SBA Says Stimulus Package is Energizing Its Loan Programs

WASHINGTON — Lenders have begun to return to Small Business Administration lending after temporary changes to its programs mandated in the stimulus package, SBA Administrator Karen Mills said Tuesday.

President Obama signed the stimulus package into law on Feb. 17, and since then 361 lenders have made new SBA loans for the first time since last September. Of those, 166 had not made a loan since at least December of 2007.

"We are well on our way" to implementing various provisions in the stimulus package, Mills said in an interview. "Money is out there in the hands of lenders; they've put it in the hands of borrowers and small businesses, and that was the objective, so we're very pleased so far with the quickness with which the team here was able to get it out and the lenders were able to respond."
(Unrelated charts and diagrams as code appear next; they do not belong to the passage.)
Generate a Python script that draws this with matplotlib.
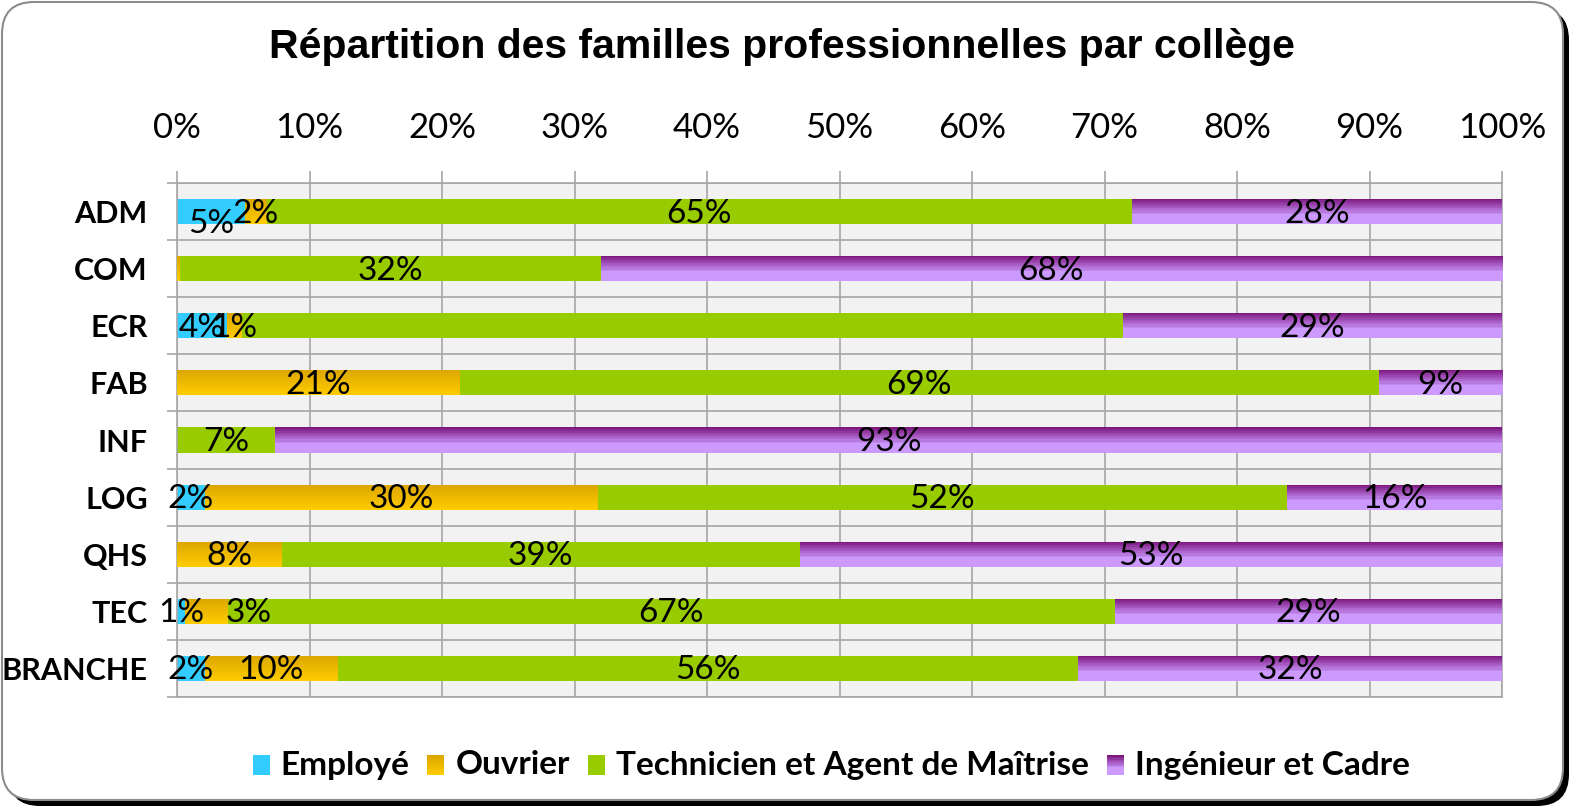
import numpy as np
import matplotlib
matplotlib.use("Agg")
import matplotlib.pyplot as plt
from matplotlib.patches import FancyBboxPatch
from matplotlib.colors import LinearSegmentedColormap
from matplotlib.ticker import PercentFormatter, FixedLocator
from matplotlib.transforms import IdentityTransform, offset_copy

categories = ["ADM", "COM", "ECR", "FAB", "INF", "LOG", "QHS", "TEC", "BRANCHE"]
series = ["Employé", "Ouvrier", "Technicien et Agent de Maîtrise", "Ingénieur et Cadre"]
employe = [5.1, 0.0, 3.8, 0.0, 0.0, 2.1, 0.0, 0.6, 2.1]
ouvrier = [1.6, 0.2, 1.1, 21.3, 0.0, 29.6, 7.9, 3.2, 10.0]
technicien = [65.4, 31.8, 66.5, 69.4, 7.4, 52.1, 39.1, 67.0, 55.9]
ingenieur = [27.9, 68.0, 28.6, 9.3, 92.6, 16.2, 53.0, 29.2, 32.0]

# labels Excel n'affiche pas / labels déplacés à la main (en pixels)
hidden = {("ECR", 2)}
nudge = {("ADM", 0): (0, -10), ("TEC", 1): (42, 0)}

W, H = 1573, 808
fig = plt.figure(figsize=(W / 100, H / 100), dpi=100, facecolor="white")

# cadre arrondi avec ombre noire
shadow = FancyBboxPatch((8, 2), 1561, 798, boxstyle="round,pad=0,rounding_size=32",
                        transform=IdentityTransform(), facecolor="black", edgecolor="none", zorder=-3)
frame = FancyBboxPatch((2, 8), 1561, 798, boxstyle="round,pad=0,rounding_size=32",
                       transform=IdentityTransform(), facecolor="white", edgecolor="#8c8c8c",
                       linewidth=1.5, zorder=-2)
fig.add_artist(shadow)
fig.add_artist(frame)

ax = fig.add_axes([177 / W, 1 - 697 / H, (1502 - 177) / W, (697 - 183) / H])
ax.set_facecolor("#f2f2f2")
ax.set_zorder(1)

gold = LinearSegmentedColormap.from_list("gold", ["#dba600", "#ffcc00"])
purple = LinearSegmentedColormap.from_list("purple", ["#7c1880", "#cc99ff"])


def gold_grad():
    return np.linspace(0, 1, 50).reshape(-1, 1)


def purple_grad():
    t = np.clip(np.arange(25) / 15.0, 0, 1)
    return (np.floor(t * 8) / 8).reshape(-1, 1)


def fill_gradient(bar, cmap, grad):
    x0, y0 = bar.get_x(), bar.get_y()
    w, h = bar.get_width(), bar.get_height()
    if w <= 0:
        return
    im = ax.imshow(grad, cmap=cmap, vmin=0, vmax=1, aspect="auto", interpolation="nearest",
                   extent=(x0, x0 + w, y0 + h, y0), origin="upper", zorder=3)
    im.set_clip_path(bar)


y = np.arange(len(categories))
values = [employe, ouvrier, technicien, ingenieur]
colors = ["#33ccff", "#ffcc00", "#99cc00", "#cc99ff"]
left = np.zeros(len(categories))
height = 0.44
for s, (vals, col) in enumerate(zip(values, colors)):
    vals = np.array(vals)
    bars = ax.barh(y, vals, left=left, height=height, color=col, edgecolor="none", zorder=2)
    for i, bar in enumerate(bars):
        if s == 1:
            fill_gradient(bar, gold, gold_grad())
        elif s == 3:
            fill_gradient(bar, purple, purple_grad())
        key = (categories[i], s)
        if vals[i] < 0.5 or key in hidden:
            continue
        dx, dy = nudge.get(key, (0, 0))
        tr = offset_copy(ax.transData, fig=fig, x=dx * 0.72, y=(dy - 2) * 0.72, units="points")
        ax.text(left[i] + vals[i] / 2, y[i], f"{vals[i]:.0f}%", transform=tr, ha="center", va="center",
                fontsize=24, family="Lato", color="black", zorder=5)
    left += vals

ax.set_xlim(0, 100)
ax.set_ylim(len(categories) - 0.5, -0.5)

ax.xaxis.tick_top()
ax.set_xticks(np.arange(0, 101, 10))
ax.xaxis.set_major_formatter(PercentFormatter(decimals=0))
ax.tick_params(axis="x", which="major", length=9, width=1.2, color="#a6a6a6", pad=19,
               labelsize=25, labelfontfamily="Lato")
ax.set_yticks(y)
ax.set_yticklabels(categories, fontsize=22, fontweight="bold", family="Lato")
ax.tick_params(axis="y", which="major", length=0, pad=21)
ax.yaxis.set_minor_locator(FixedLocator(np.arange(-0.5, len(categories), 1)))
ax.tick_params(axis="y", which="minor", length=7.5, width=1.2, color="#a6a6a6")

ax.set_axisbelow(True)
ax.grid(axis="x", which="major", color="#a6a6a6", linewidth=1.2)
ax.grid(axis="y", which="minor", color="#a6a6a6", linewidth=1.2)
for sp in ax.spines.values():
    sp.set_color("#a6a6a6")
    sp.set_linewidth(1.2)

fig.text(782 / W, 1 - 47 / H, "Répartition des familles professionnelles par collège",
         ha="center", va="center", fontsize=29.5, fontweight="bold", family="Liberation Sans")

# légende dessinée à la main, centrée sous le graphique
renderer = fig.canvas.get_renderer()
sw, sh, gap_in, gap_out = 17, 20, 11, 18
texts = []
for name in series:
    t = fig.text(0, 0, name, fontsize=24, fontweight="bold", family="Lato", va="center", ha="left")
    texts.append(t)
widths = [t.get_window_extent(renderer).width for t in texts]
total = sum(widths) + len(series) * (sw + gap_in) + (len(series) - 1) * gap_out
x = 831 - total / 2
yc = H - 765
for s, (t, w) in enumerate(zip(texts, widths)):
    sax = fig.add_axes([x / W, (yc - sh / 2) / H, sw / W, sh / H])
    sax.set_axis_off()
    if s == 1:
        sax.imshow(gold_grad(), cmap=gold, vmin=0, vmax=1, aspect="auto", interpolation="nearest")
    elif s == 3:
        sax.imshow(purple_grad(), cmap=purple, vmin=0, vmax=1, aspect="auto", interpolation="nearest")
    else:
        sax.add_patch(plt.Rectangle((0, 0), 1, 1, color=colors[s], transform=sax.transAxes))
    x += sw + gap_in
    t.set_position((x / W, yc / H))
    x += w + gap_out

fig.savefig("out.png", dpi=100, facecolor="white")
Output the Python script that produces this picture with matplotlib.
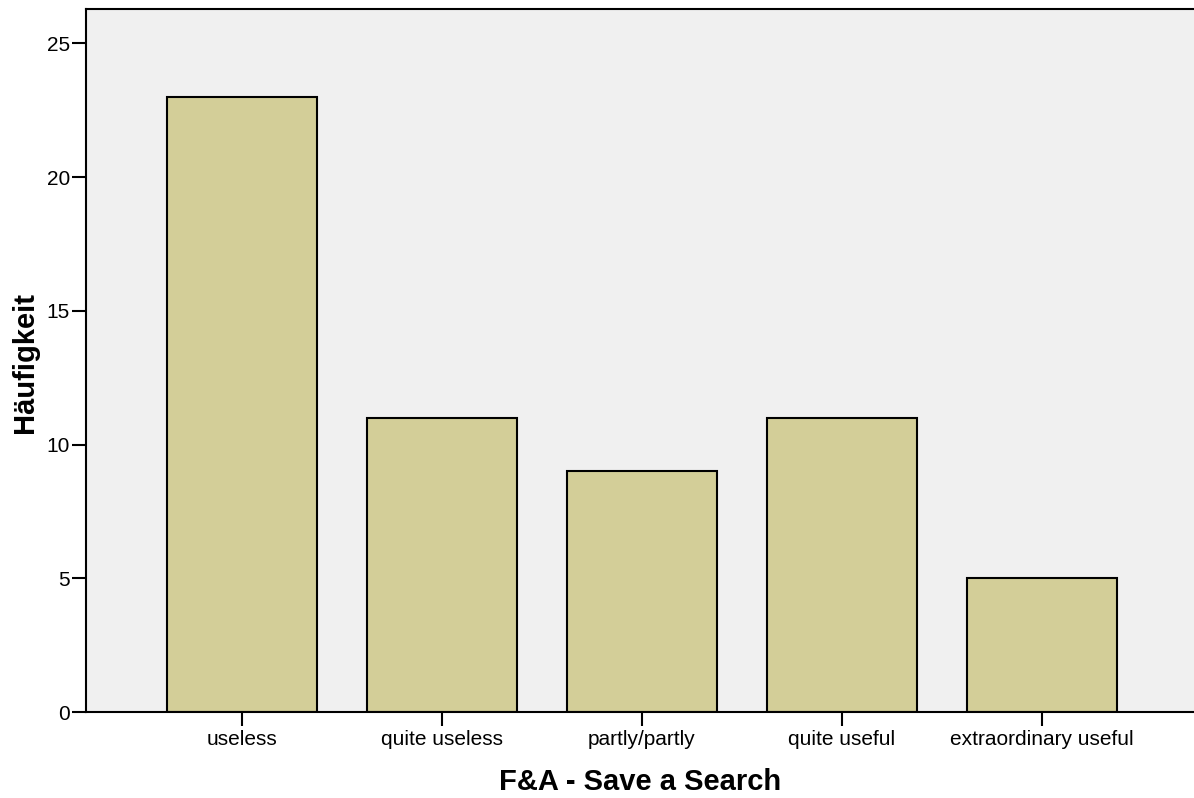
import matplotlib
matplotlib.use("Agg")
import matplotlib.pyplot as plt

categories = ["useless", "quite useless", "partly/partly", "quite useful", "extraordinary useful"]
counts = [23, 11, 9, 11, 5]
yticks = [0, 5, 10, 15, 20, 25]

plt.rcParams['font.family'] = ['Liberation Sans', 'DejaVu Sans']

fig = plt.figure(figsize=(11.94, 7.98), dpi=100)
ax = fig.add_axes([86/1194, 1 - 712/798, 1 - 86/1194, (712 - 9)/798])
ax.set_facecolor('#F0F0F0')

x = list(range(len(categories)))
ax.bar(x, counts, width=0.75, color='#D3CE98', edgecolor='black', linewidth=1.5, zorder=2)

ax.set_xlim(-0.78, 4.76)
ax.set_ylim(0, 26.29)
ax.set_xticks(x)
ax.set_xticklabels(categories, fontsize=15)
ax.set_yticks(yticks)
ax.set_yticklabels([str(v) for v in yticks], fontsize=15)
ax.tick_params(axis='both', direction='out', length=10, width=1.5)
ax.tick_params(axis='x', pad=3)
ax.tick_params(axis='y', pad=1.5)

for side in ['left', 'top', 'bottom']:
    ax.spines[side].set_linewidth(1.5)
ax.spines['right'].set_visible(False)

ax.set_xlabel("F&A - Save a Search", fontsize=21, fontweight='bold', va='center')
ax.xaxis.set_label_coords(0.5, (712 - 782) / 703)
ax.set_ylabel("Häufigkeit", fontsize=21, fontweight='bold', va='center')
ax.yaxis.set_label_coords((25 - 86) / 1108, 0.5 - 2 / 703)

fig.savefig("out.png", dpi=100)
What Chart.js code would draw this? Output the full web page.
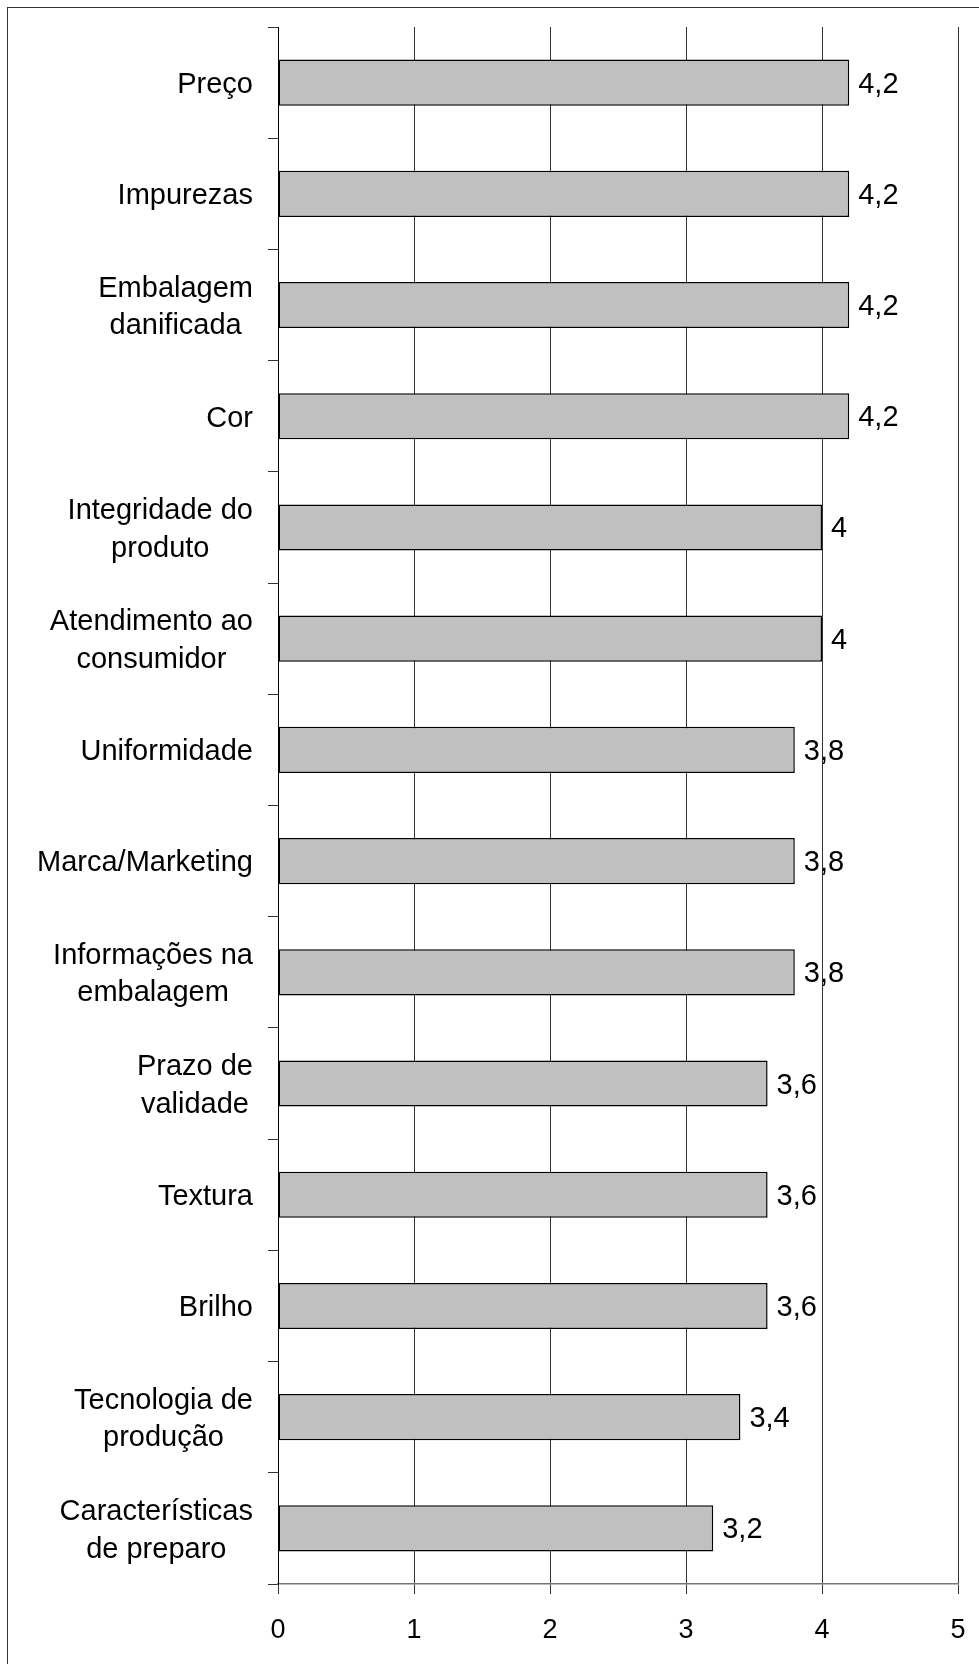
<!DOCTYPE html>
<html>
<head>
<meta charset="utf-8">
<script src="https://cdn.jsdelivr.net/npm/chart.js@4"></script>
<style>
  html, body { margin: 0; padding: 0; background: #fff; }
  canvas { display: block; }
</style>
</head>
<body>
<canvas id="barChart" width="979" height="1664"></canvas>
<script>
// categories (top to bottom), multi-line where the original wraps
const categories = [
    ['Preço'],
    ['Impurezas'],
    ['Embalagem', 'danificada'],
    ['Cor'],
    ['Integridade do', 'produto'],
    ['Atendimento ao', 'consumidor'],
    ['Uniformidade'],
    ['Marca/Marketing'],
    ['Informações na', 'embalagem'],
    ['Prazo de', 'validade'],
    ['Textura'],
    ['Brilho'],
    ['Tecnologia de', 'produção'],
    ['Características', 'de preparo']
];
const scores = [4.2, 4.2, 4.2, 4.2, 4, 4, 3.8, 3.8, 3.8, 3.6, 3.6, 3.6, 3.4, 3.2];
const xTicks = [0, 1, 2, 3, 4, 5];

const FONT = '"Liberation Sans", Arial, sans-serif';
Chart.defaults.font.family = FONT;
Chart.defaults.color = '#000';

// outer frame + white background
const framePlugin = {
    id: 'frame',
    beforeDraw(chart) {
        const c = chart.ctx;
        c.save();
        c.fillStyle = '#fff';
        c.fillRect(0, 0, chart.width, chart.height);
        c.strokeStyle = '#333';
        c.lineWidth = 1;
        c.strokeRect(7.5, 7.5, chart.width + 20, chart.height + 20);
        c.restore();
    }
};

// category labels: block right-aligned, lines centered inside the block
const yLabelPlugin = {
    id: 'yLabels',
    afterDraw(chart) {
        const c = chart.ctx;
        const yScale = chart.scales.y;
        const size = 29, lineH = 37.5;
        const rightEdge = yScale.right - 25;
        c.save();
        c.font = size + 'px ' + FONT;
        c.fillStyle = '#000';
        c.textAlign = 'center';
        c.textBaseline = 'alphabetic';
        chart.data.labels.forEach((lines, i) => {
            const mid = yScale.getPixelForValue(i);
            const w = Math.max(...lines.map(t => c.measureText(t).width));
            const cx = rightEdge - w / 2;
            lines.forEach((t, k) => {
                const y = mid + size * 0.358 + (k - (lines.length - 1) / 2) * lineH;
                c.fillText(t, cx, y);
            });
        });
        c.restore();
    }
};

// value labels at bar ends, decimal comma
const valuePlugin = {
    id: 'values',
    afterDatasetsDraw(chart) {
        const c = chart.ctx;
        const meta = chart.getDatasetMeta(0);
        c.save();
        c.font = '29px ' + FONT;
        c.fillStyle = '#000';
        c.textAlign = 'left';
        c.textBaseline = 'alphabetic';
        meta.data.forEach((bar, i) => {
            const txt = String(chart.data.datasets[0].data[i]).replace('.', ',');
            c.fillText(txt, bar.x + 9, bar.y + 10);
        });
        c.restore();
    }
};

const ctx = document.getElementById('barChart').getContext('2d');
const barChart = new Chart(ctx, {
    type: 'bar',
    data: {
        labels: categories,
        datasets: [{
            data: scores,
            backgroundColor: '#c0c0c0',
            borderColor: '#000',
            borderWidth: 1.5,
            borderSkipped: false,
            categoryPercentage: 1,
            barPercentage: 0.415
        }]
    },
    options: {
        indexAxis: 'y',
        responsive: false,
        animation: false,
        devicePixelRatio: 1,
        layout: {
            padding: { top: 27, right: 21, left: 0, bottom: 0 }
        },
        plugins: {
            legend: { display: false },
            tooltip: { enabled: false }
        },
        scales: {
            x: {
                min: 0,
                max: 5,
                afterBuildTicks: scale => {
                    scale.ticks = xTicks.map(v => ({ value: v }));
                },
                afterFit: scale => {
                    scale.height = 80;
                    scale.paddingLeft = 0;
                    scale.paddingRight = 0;
                },
                grid: {
                    color: '#333',
                    lineWidth: 1,
                    drawTicks: true,
                    tickLength: 10,
                    tickColor: '#333'
                },
                border: { color: '#777', width: 1.5 },
                ticks: {
                    font: { size: 27 },
                    color: '#000',
                    padding: 20
                }
            },
            y: {
                offset: true,
                afterFit: scale => { scale.width = 278; },
                grid: {
                    offset: true,
                    drawOnChartArea: false,
                    drawTicks: true,
                    tickLength: 10,
                    tickColor: '#333'
                },
                border: { color: '#000', width: 1 },
                ticks: { display: false }
            }
        }
    },
    plugins: [framePlugin, yLabelPlugin, valuePlugin]
});
</script>
</body>
</html>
Mills said the SBA was still working on getting other programs created by the stimulus package up and running, such as a facility to lend money to broker-dealers that pool SBA loans in the secondary market to help finance their inventories.

"Broker-dealers have liquidity. … We are not relying on that to clear the market," Mills said. She said the SBA would nevertheless proceed with the establishment of that facility.

Mills also said the SBA would continue working with the Treasury Department to set up a program that would use $15 billion from the Troubled Asset Relief Program to fund direct government purchases of SBA loan-backed securities from broker-dealers.

The Obama administration announced the program in mid-March, while the SBA secondary market was still in a deep freeze. Broker-dealers' bids — when they made any at all — were much lower than what lender selling their loans had expected. The lenders complained that they could not make new loans while they were unable to sell the guaranteed portions of their existing loans and generate more liquidity.

But since the announcement, lenders and broker-dealers alike have reported a revival of the secondary market independent of government efforts. Mills, however, said the SBA will not abandon the $15 billion purchasing facility.

"I think we've committed to clear the secondary market," she said. "We will be very happy when the secondary market is working as a market and providing liquidity for banks; that's the objective. That's what we're focused on. That's what we promised, that's what we're committed to doing. We're going to make sure that happens."

She said the Tarp facility was not meant to replace the secondary market, but to support it.

When she took the helm as administrator a little more a month ago, Mills faced an agency that had been relegated to the sidelines during much of the Bush administration. The agency's staff was whittled down as the volume of loan guarantees it approved plummeted.

But passage of the Obama administration's stimulus package thrust the SBA back into prominence. Now, lawmakers and administration officials are looking to the agency's loan programs to help jump-start the economy. Congress gave the SBA nearly $90 million in the stimulus package to beef up its staffing, marketing and oversight efforts. Mills said her top priority is the implementation of the stimulus provisions, but a close second is the expansion of the SBA's staff and IT capabilities. She said she also wants to build up a bigger base of SBA lenders among state-chartered banks and credit unions.

Mills did not say whether she would actively lobby Congress for further improvements to her agency, but she said she felt involved in wider policy discussions.

"I think this agency is going to take a leadership role in advocating for all of the issues of importance to small business," she said.